Now that you mention it, I think there are two different types of ADD medication. One that kicks in immediately and lasts for 6 to 8 hours or so, and another type that works over a longer period. Which one is better for you depends on personal needs. For people who think their medication interferes with their life, perhaps switching to the other might help. I certainly would prefer something that gives me the option to more or less switch the meds on when I need them and have the option to let them run out a few hours later if that suits me. Medication that keeps me under a stable effect I really wouldn't want. I need to be able to get back to having my thoughts roam freely in the evening and on weekends.
 

MauEvig

Minstrel
Well since I have anxiety this one seems to help a little...albeit it does come with a side effect where I'm a bit drowsy. But exercise helps to counter that. I could definitely feel a difference, but I know I'm going to need more than just medication.
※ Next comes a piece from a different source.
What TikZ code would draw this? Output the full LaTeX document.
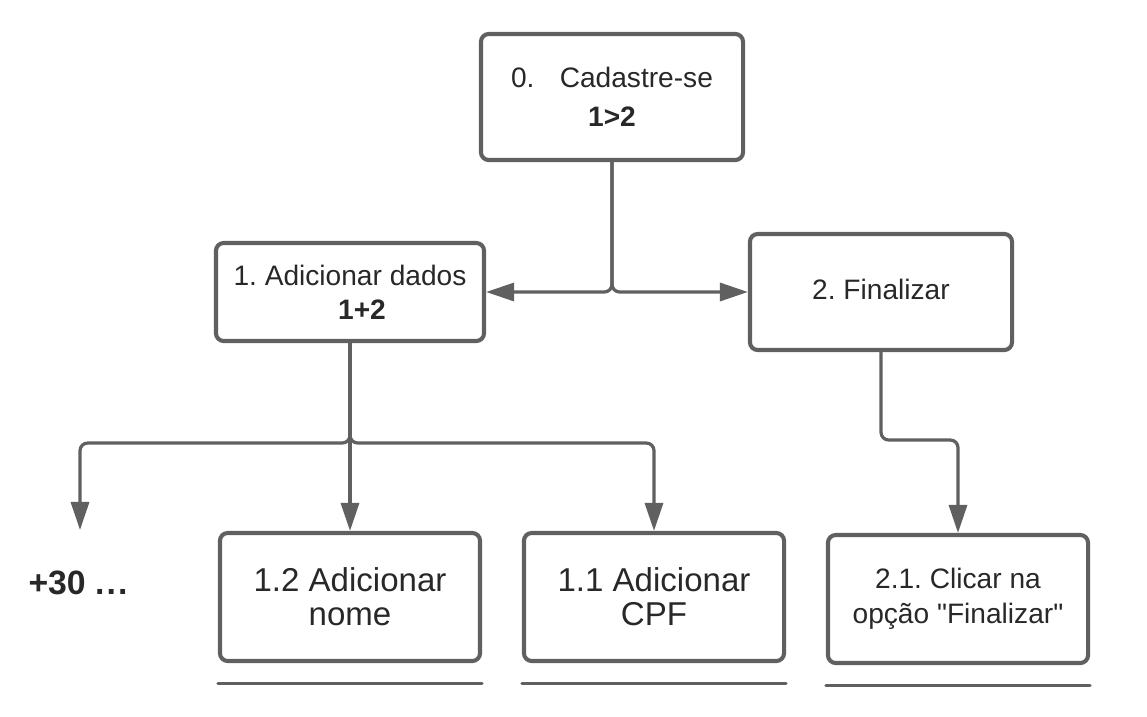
\documentclass[tikz,border=0pt]{standalone}
\usepackage{fontspec}
\setmainfont{Liberation Sans}[Ligatures=TeXOff]
\usetikzlibrary{arrows.meta}
\definecolor{myGray}{RGB}{96, 96, 96}
\definecolor{myText}{RGB}{40, 40, 40}
\frenchspacing

\begin{document}
\begin{tikzpicture}[x=0.025cm, y=-0.025cm,
		box/.style={draw=myGray, line width=2.9pt, rounded corners=5.5pt, align=center, text=myText, font=\fontsize{20}{24}\selectfont},
		conn/.style={draw=myGray, line width=2.3pt, rounded corners=5.5pt, -{Triangle[length=0.7cm, width=0.45cm]}},
		uline/.style={draw=myGray, line width=2.2pt, line cap=round}]
			\useasboundingbox (0,0) rectangle (1147,717);

			\draw (612,97) node[box, minimum width=6.55cm, minimum height=3.15cm, font=\fontsize{20}{28}\selectfont] (cad) {0.\hspace{0.9em}Cadastre-se\\\textbf{1>2}};
			\draw (350,292) node[box, minimum width=6.7cm, minimum height=2.45cm] (dados) {1. Adicionar dados\\\hspace*{0.6cm}\textbf{1+2}};
			\draw (881,292) node[box, minimum width=6.55cm, minimum height=2.9cm] (fin) {2. Finalizar\vphantom{g}};
			\draw (350,597) node[box, minimum width=6.5cm, minimum height=3.2cm, font=\fontsize{23.5}{24}\selectfont] (nome) {1.2 Adicionar\\nome};
			\draw (654,597) node[box, minimum width=6.5cm, minimum height=3.2cm, font=\fontsize{23.5}{24}\selectfont] (cpf) {1.1 Adicionar\\CPF};
			\draw (958,599) node[box, minimum width=6.5cm, minimum height=3.2cm, font=\fontsize{20}{25}\selectfont] (clicar) {2.1. Clicar na\\opção "Finalizar"};
			\draw (78,583) node[text=myText, font=\bfseries\fontsize{24}{24}\selectfont] (mais) {+30 .\kern1.5pt.\kern1.5pt.};

			\coordinate (more) at (80,530);
			\coordinate (s1) at (350,443);
			\coordinate (s2) at (881,440);

			\draw[conn] (cad.south) |- (dados.east);
			\draw[conn] (cad.south) |- (fin.west);
			\draw[conn] (dados.south) -- (s1) -| (more);
			\draw[conn] (dados.south) -- (nome.north);
			\draw[conn] (dados.south) -- (s1) -| (cpf.north);
			\draw[conn] (fin.south) -- (s2) -| (clicar.north);

			\foreach \n in {nome, cpf, clicar}
				\draw[uline] ([yshift=-0.5cm]\n.south west) -- ([yshift=-0.5cm]\n.south east);
		\end{tikzpicture}
\end{document}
Definitely agree that the world is over medicated, and I'd prefer alternative methods first if possible. I just hope I don't have to be on medication for the rest of my life. I'm hoping to build up skills by dieting and exercise and therapy so eventually I can be OK without the medication.
 

Thunder Angel

New Member
I have various forms of synesthesia, and possibly high-functioning Asperger's. The stories I write are kind of weird and visceral, which, I don't doubt, could be contributed to my unconventional cognitive-processes.